Моя пятка пришлась точнехонько промеж шикарных Дашиных сисек.
Засим я опускаю занавес истории над этой батальной сценой. Вернувшись из лагеря, я разработал секретный код, которым с тех пор и записывал самые секретные части своих дневников. Впрочем, остальная часть, касавшаяся моих друзей, знакомых, моих политических взглядов, событий науки, культуры искусства и прочего, надо полагать, компрометировала меня ничуть не меньше, чем тщательно зашифрованные коротенькие предложения о влюбленности и о том, где, когда и как я сделал несколько глотков коктейля, иначе бы у тетки не было бы стольких аргументов против моего общения с "неподходящей компанией".

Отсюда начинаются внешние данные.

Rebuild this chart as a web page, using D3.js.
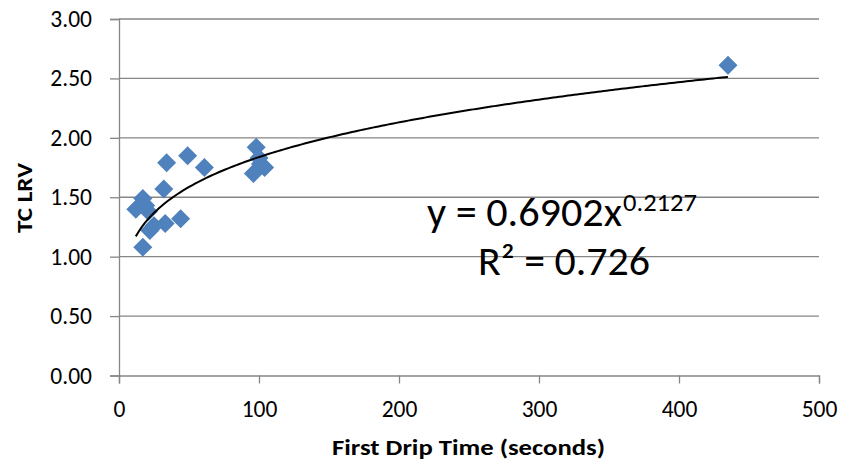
<!DOCTYPE html>
<html><head><meta charset="utf-8">
<script src="https://cdn.jsdelivr.net/npm/d3@7"></script>
<style>body{margin:0;background:#fff;} svg{display:block;font-family:Carlito,Lato,"Open Sans",sans-serif;}</style>
</head><body>
<svg id="c" width="841" height="462"></svg>
<script>
const firstDripTime = [12, 17, 19, 21, 22, 25, 33, 44, 17, 32, 34, 49, 61, 96, 98, 100, 101, 104, 435];
const tcLRV = [1.40, 1.49, 1.43, 1.38, 1.22, 1.26, 1.28, 1.32, 1.08, 1.57, 1.79, 1.85, 1.75, 1.70, 1.92, 1.83, 1.78, 1.75, 2.61];
const xTicks = [0, 100, 200, 300, 400, 500];
const yTicks = [0, 0.5, 1, 1.5, 2, 2.5, 3];
const trendA = 0.6902, trendB = 0.2127;
const eqText = "y = 0.6902x", eqExp = "0.2127", r2Text = "R² = 0.726";

const svg = d3.select("#c");
const x = d3.scaleLinear().domain([0, 500]).range([119, 819]);
const y = d3.scaleLinear().domain([0, 3]).range([375.5, 19]);
const gray = "#868686";

// gridlines
svg.append("g").selectAll("line").data(yTicks.filter(d => d > 0)).join("line")
  .attr("x1", x(0)).attr("x2", x(500)).attr("y1", d => y(d)).attr("y2", d => y(d))
  .attr("stroke", gray).attr("stroke-width", 1.3);

// y axis
const ya = svg.append("g").attr("transform", `translate(${x(0)},0)`)
  .call(d3.axisLeft(y).tickValues(yTicks).tickFormat(d3.format(".2f")).tickSize(9).tickPadding(18));
// x axis
const xa = svg.append("g").attr("transform", `translate(0,${y(0)})`)
  .call(d3.axisBottom(x).tickValues(xTicks).tickFormat(d3.format("d")).tickSize(8).tickPadding(17));
[ya, xa].forEach(a => {
  a.select(".domain").attr("stroke", gray).attr("stroke-width", 1.3);
  a.selectAll(".tick line").attr("stroke", gray).attr("stroke-width", 1.3);
  a.selectAll("text").attr("fill", "#000").style("font-size", "23.5px").style("font-family", "Carlito,Lato,sans-serif");
});

// points
const pts = firstDripTime.map((d, i) => [d, tcLRV[i]]);
const r = 9.5;
svg.append("g").selectAll("path").data(pts).join("path")
  .attr("d", d => { const cx = x(d[0]), cy = y(d[1]);
    return `M${cx},${cy - r}L${cx + r},${cy}L${cx},${cy + r}L${cx - r},${cy}Z`; })
  .attr("fill", "#4F81BD");

// trendline
const xmin = d3.min(firstDripTime), xmax = d3.max(firstDripTime);
const tl = d3.range(0, 201).map(i => { const xv = xmin + (xmax - xmin) * i / 200; return [xv, trendA * Math.pow(xv, trendB)]; });
svg.append("path").datum(tl)
  .attr("d", d3.line().x(d => x(d[0])).y(d => y(d[1])))
  .attr("fill", "none").attr("stroke", "#000").attr("stroke-width", 2);

// equation
svg.append("text").attr("x", 427).attr("y", 226).text(eqText)
  .style("font-size", "40px").attr("textLength", 195).attr("lengthAdjust", "spacingAndGlyphs");
svg.append("text").attr("x", 623).attr("y", 211).text(eqExp)
  .style("font-size", "24px").attr("textLength", 74).attr("lengthAdjust", "spacingAndGlyphs");
svg.append("text").attr("x", 478).attr("y", 275).text(r2Text)
  .style("font-size", "40px").attr("textLength", 172).attr("lengthAdjust", "spacingAndGlyphs");

// axis titles
svg.append("text").attr("transform", "translate(32,198) rotate(-90)").attr("text-anchor", "middle")
  .style("font-size", "22px").style("font-weight", "bold")
  .attr("textLength", 70).attr("lengthAdjust", "spacingAndGlyphs").text("TC LRV");
svg.append("text").attr("x", 468.5).attr("y", 455).attr("text-anchor", "middle")
  .style("font-size", "22px").style("font-weight", "bold")
  .attr("textLength", 273).attr("lengthAdjust", "spacingAndGlyphs").text("First Drip Time (seconds)");
</script>
</body></html>
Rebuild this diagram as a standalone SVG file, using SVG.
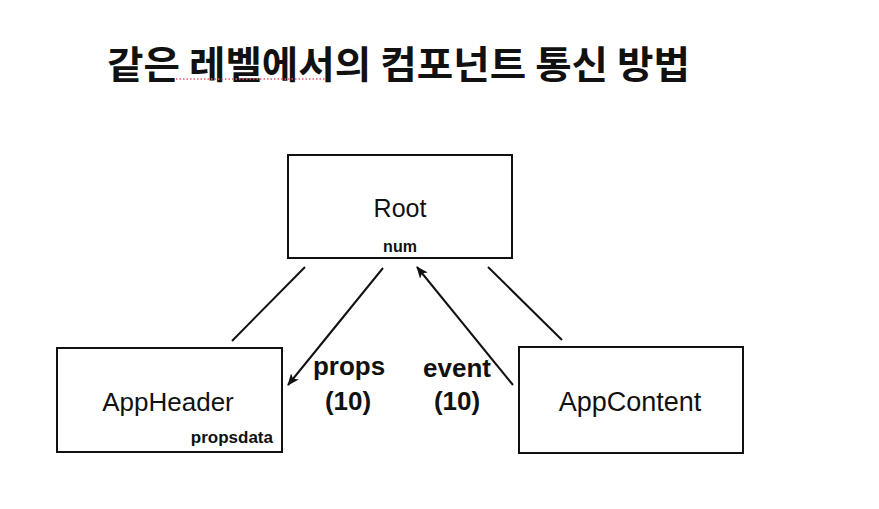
<svg xmlns="http://www.w3.org/2000/svg" width="879" height="509" viewBox="0 0 879 509">
<defs>
<style>
.box{fill:#fff;stroke:#111;stroke-width:2}
.lbl{font-family:"Liberation Sans",Arial,sans-serif;fill:#111;text-anchor:middle}
.conn{stroke:#111;stroke-width:2;fill:none}
</style>
<marker id="ah" viewBox="0 0 12 10" refX="11" refY="5" markerWidth="12" markerHeight="10" markerUnits="userSpaceOnUse" orient="auto">
<path d="M0,0 L12,5 L0,10 L3,5 Z" fill="#111"/>
</marker>
</defs>
<rect width="879" height="509" fill="#fff"/>
<g id="title">
<text x="107" y="78" font-family="'Noto Sans CJK KR',sans-serif" font-weight="bold" font-size="38" textLength="583" lengthAdjust="spacingAndGlyphs" fill="#111">같은 레벨에서의 컴포넌트 통신 방법</text>
<line x1="176" y1="79" x2="325" y2="79" stroke="#e06070" stroke-width="1.5" stroke-dasharray="1.5 2"/>
</g>
<g id="connectors">
<line class="conn" x1="305" y1="267" x2="232" y2="341"/>
<line class="conn" x1="383" y1="268" x2="288" y2="385" marker-end="url(#ah)"/>
<line class="conn" x1="513" y1="385" x2="417" y2="267" marker-end="url(#ah)"/>
<line class="conn" x1="488" y1="267" x2="562" y2="340"/>
<g class="lbl" font-weight="bold" font-size="26">
<text x="349" y="375">props</text>
<text x="348" y="410">(10)</text>
<text x="457" y="377">event</text>
<text x="457" y="410">(10)</text>
</g>
</g>
<g id="root">
<rect class="box" x="288" y="155" width="224" height="103"/>
<text class="lbl" x="400" y="217" font-size="25">Root</text>
<text class="lbl" x="400" y="252" font-size="16" font-weight="bold">num</text>
</g>
<g id="appheader">
<rect class="box" x="57" y="348" width="225" height="104"/>
<text class="lbl" x="168" y="411" font-size="26">AppHeader</text>
<text class="lbl" x="273" y="443" font-size="17" font-weight="bold" style="text-anchor:end">propsdata</text>
</g>
<g id="appcontent">
<rect class="box" x="519" y="347" width="224" height="106"/>
<text class="lbl" x="630" y="411" font-size="27">AppContent</text>
</g>
</svg>
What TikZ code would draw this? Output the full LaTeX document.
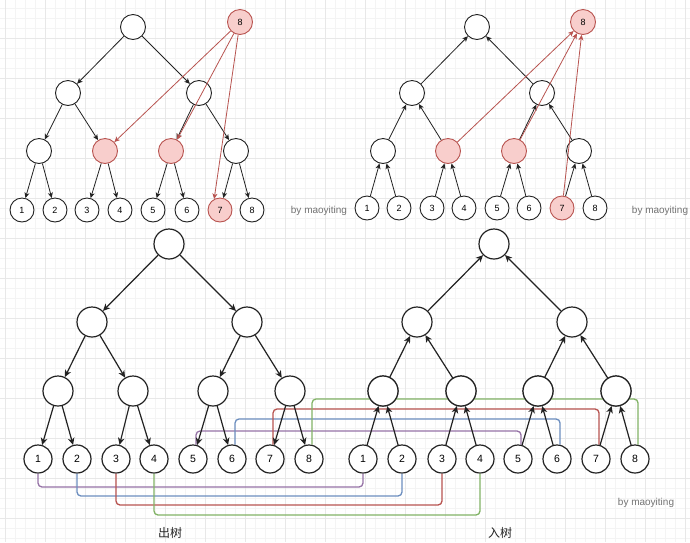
\documentclass[tikz,border=0pt]{standalone}
\usepackage{fontspec}
\setmainfont{Liberation Sans}
\newfontfamily\cjk{Noto Sans CJK SC}
\usetikzlibrary{arrows.meta}

\definecolor{rosy}{HTML}{B85450}
\definecolor{pinkfill}{HTML}{F8CECC}
\definecolor{lpurple}{HTML}{9673A6}
\definecolor{lblue}{HTML}{6C8EBF}
\definecolor{lred}{HTML}{B85450}
\definecolor{lgreen}{HTML}{82B366}
\definecolor{gridminor}{HTML}{F4F4F4}
\definecolor{gridmajor}{HTML}{E8E8E8}
\definecolor{ink}{HTML}{222222}

\begin{document}
\begin{tikzpicture}[x=1pt,y=-1pt,
  tnode/.style={circle,draw=ink,fill=white,line width=0.9pt,minimum size=25pt,inner sep=0pt,font=\fontsize{9}{9}\selectfont},
  tleaf/.style={tnode,minimum size=24pt},
  bnode/.style={circle,draw=ink,fill=white,line width=1.2pt,minimum size=30pt,inner sep=0pt,font=\fontsize{10.5}{10.5}\selectfont},
  bleaf/.style={bnode,minimum size=28pt},
  hot/.style={fill=pinkfill,draw=rosy},
  plain/.style={},
  tedge/.style={-{Stealth[length=5.5pt,width=5pt,inset=1.5pt]},line width=0.8pt,draw=ink},
  redge/.style={-{Stealth[length=5.5pt,width=5pt,inset=1.5pt]},line width=0.8pt,draw=rosy},
  bedge/.style={-{Stealth[length=7pt,width=6.5pt,inset=2pt]},line width=1.2pt,draw=ink},
  link/.style={line width=1.3pt,rounded corners=4pt},
  sign/.style={text=black!55,font=\fontsize{10}{10}\selectfont},
  caption/.style={text=ink,font=\cjk\fontsize{12}{12}\selectfont}]

% canvas and grid
\useasboundingbox (0,0) rectangle (690,542);
\fill[white] (0,0) rectangle (690,542);
\foreach \x in {5,15,...,685} \draw[gridminor,line width=0.5pt] (\x,0) -- (\x,542);
\foreach \y in {8,18,...,538} \draw[gridminor,line width=0.5pt] (0,\y) -- (690,\y);
\foreach \x in {5,45,...,685} \draw[gridmajor,line width=0.5pt] (\x,0) -- (\x,542);
\foreach \y in {38,78,...,518} \draw[gridmajor,line width=0.5pt] (0,\y) -- (690,\y);

% ---------- upper left: out-tree with query range ----------
\node[tnode] (tlR) at (133,27) {};
\node[tnode,hot] (tlX) at (240,22) {8};
\node[tnode] (tlA1) at (68,93) {};
\node[tnode] (tlA2) at (199,93) {};
\node[tnode] (tlB1) at (39,151) {};
\node[tnode,hot] (tlB2) at (105,151) {};
\node[tnode,hot] (tlB3) at (171,151) {};
\node[tnode] (tlB4) at (236,151) {};
\foreach \x/\s [count=\i] in {22/plain,55/plain,87/plain,120/plain,153/plain,187/plain,220/hot,252/plain}
  \node[tleaf,\s] (tlL\i) at (\x,210) {\i};
\foreach \p/\c in {R/A1,R/A2,A1/B1,A1/B2,A2/B3,A2/B4,B1/L1,B1/L2,B2/L3,B2/L4,B3/L5,B3/L6,B4/L7,B4/L8}
  \draw[tedge] (tl\p) -- (tl\c);
\draw[redge] (tlX) -- (tlB2);
\draw[redge] (tlX) -- (tlB3);
\draw[redge] (tlX) -- (tlL7.118);
\node[sign] (sigA) at (319,211) {by maoyiting};

% ---------- upper right: in-tree with query range ----------
\node[tnode] (trR) at (477,27) {};
\node[tnode,hot] (trX) at (583,22) {8};
\node[tnode] (trA1) at (412,93) {};
\node[tnode] (trA2) at (542,93) {};
\node[tnode] (trB1) at (383,151) {};
\node[tnode,hot] (trB2) at (448,151) {};
\node[tnode,hot] (trB3) at (514,151) {};
\node[tnode] (trB4) at (579,151) {};
\foreach \x/\s [count=\i] in {367/plain,399/plain,432/plain,464/plain,497/plain,529/plain,562/hot,595/plain}
  \node[tleaf,\s] (trL\i) at (\x,208) {\i};
\foreach \p/\c in {R/A1,R/A2,A1/B1,A1/B2,A2/B3,A2/B4,B1/L1,B1/L2,B2/L3,B2/L4,B3/L5,B3/L6,B4/L7,B4/L8}
  \draw[tedge] (tr\c) -- (tr\p);
\draw[redge] (trB2) -- (trX);
\draw[redge] (trB3) -- (trX);
\draw[redge] (trL7) -- (trX);
\node[sign] (sigB) at (660,211) {by maoyiting};

% ---------- lower part: leaves of both trees joined ----------
% routing levels of the joining lines
\coordinate (yPu) at (0,431);
\coordinate (yBu) at (0,419);
\coordinate (yRu) at (0,409);
\coordinate (yGu) at (0,399);
\coordinate (yPd) at (0,487);
\coordinate (yBd) at (0,496);
\coordinate (yRd) at (0,505);
\coordinate (yGd) at (0,515);

% out-tree (edges point down)
\node[bnode] (olR) at (169,244) {};
\node[bnode] (olA1) at (92,322) {};
\node[bnode] (olA2) at (247,322) {};
\foreach \x [count=\i] in {58,133,213,290}
  \node[bnode] (olB\i) at (\x,391) {};
\foreach \x [count=\i] in {38,77,116,154,193,232,270,309}
  \node[bleaf] (olL\i) at (\x,459) {\i};

% in-tree (edges point up)
\node[bnode] (inR) at (494,244) {};
\node[bnode] (inA1) at (417,322) {};
\node[bnode] (inA2) at (572,322) {};
\foreach \x [count=\i] in {383,461,538,616}
  \node[bnode] (inB\i) at (\x,391) {};
\foreach \x [count=\i] in {363,402,442,480,518,557,596,635}
  \node[bleaf] (inL\i) at (\x,459) {\i};

% joining lines, leaf i of one tree to leaf i of the other
\draw[link,lpurple] (olL1.south) -- (olL1.south |- yPd) -| (inL1.south);
\draw[link,lblue]   (olL2.south) -- (olL2.south |- yBd) -| (inL2.south);
\draw[link,lred]    (olL3.south) -- (olL3.south |- yRd) -| (inL3.south);
\draw[link,lgreen]  (olL4.south) -- (olL4.south |- yGd) -| (inL4.south);
\draw[link,lpurple] (olL5.78) -- (olL5.78 |- yPu) -| (inL5.78);
\draw[link,lblue]   (olL6.78) -- (olL6.78 |- yBu) -| (inL6.78);
\draw[link,lred]    (olL7.78) -- (olL7.78 |- yRu) -| (inL7.78);
\draw[link,lgreen]  (olL8.78) -- (olL8.78 |- yGu) -| (inL8.78);

% middle row of the in-tree drawn again over the joining lines
\foreach \x [count=\i] in {383,461,538,616}
  \node[bnode] (inC\i) at (\x,391) {};

\foreach \p/\c in {R/A1,R/A2,A1/B1,A1/B2,A2/B3,A2/B4}
  \draw[bedge] (ol\p) -- (ol\c);
\foreach \p/\c in {B1/L1,B1/L2,B2/L3,B2/L4,B3/L5,B3/L6,B4/L7,B4/L8}
  \draw[bedge] (ol\p) -- (ol\c);
\foreach \p/\c in {R/A1,R/A2,A1/B1,A1/B2,A2/B3,A2/B4}
  \draw[bedge] (in\c) -- (in\p);
\foreach \p/\c in {B1/L1,B1/L2,B2/L3,B2/L4,B3/L5,B3/L6,B4/L7,B4/L8}
  \draw[bedge] (in\c) -- (in\p);

\node[sign] (sigC) at (646,503) {by maoyiting};
\node[caption] (capOut) at (170,533) {出树};
\node[caption] (capIn) at (500,533) {入树};
\end{tikzpicture}
\end{document}
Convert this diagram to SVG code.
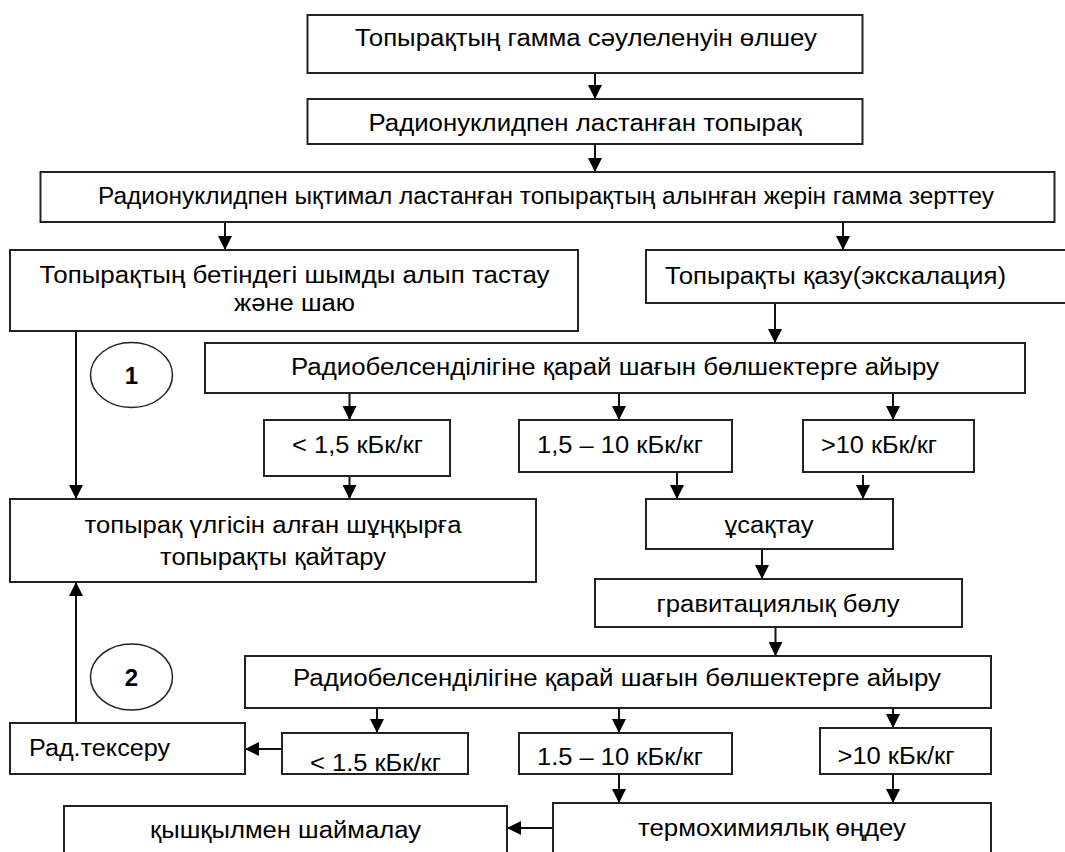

Наверное, вся эта катавасия со спижжеными дневниками наложила отпечаток на мою неокрепшую детскую психику. Мне трудно делиться личными обстоятельствами, и... и я слишком много думаю о том, что же подумают упомянутые в тексте. Иногда я пишу пост, сохраняю его в черновики, а потом удаляю с мыслью, что если бы юзер ххх узнал, в какой момент моей жизни я хотел ему уебать с ноги по лицу, юзер ууу хотя бы просто заподозрил, что я бы ему вдул, а юзер ччч прочел, что, по моему мнению, он эгоистичен, как избалованный ребенок, они бы... как минимум отписались. Отписались, порвали все контакты, и прочая, и прочая, финита, бля, комедия.
Не люблю я, когда люди знают, что я о них думаю. Закрытые записи не люблю, списки доступа не люблю: еще мне морочить себе голову и думать, кому можно прочитать конкретный пост, а кому нет, кто может рассказать упомянутому в посте лицу мои маленькие тайны, а кто нет, и не обидится ли кто-нибудь, если я напишу то-то и то-то... Это все из-за знакомых пч: сколько из них меня уже знают, со сколькими я хотел бы пообщаться. Но мне как-то легче оголять душу и распинаться перед незнакомыми людьми, чем перед знакомыми.
Короче, хуйня какая-то с этим дневником.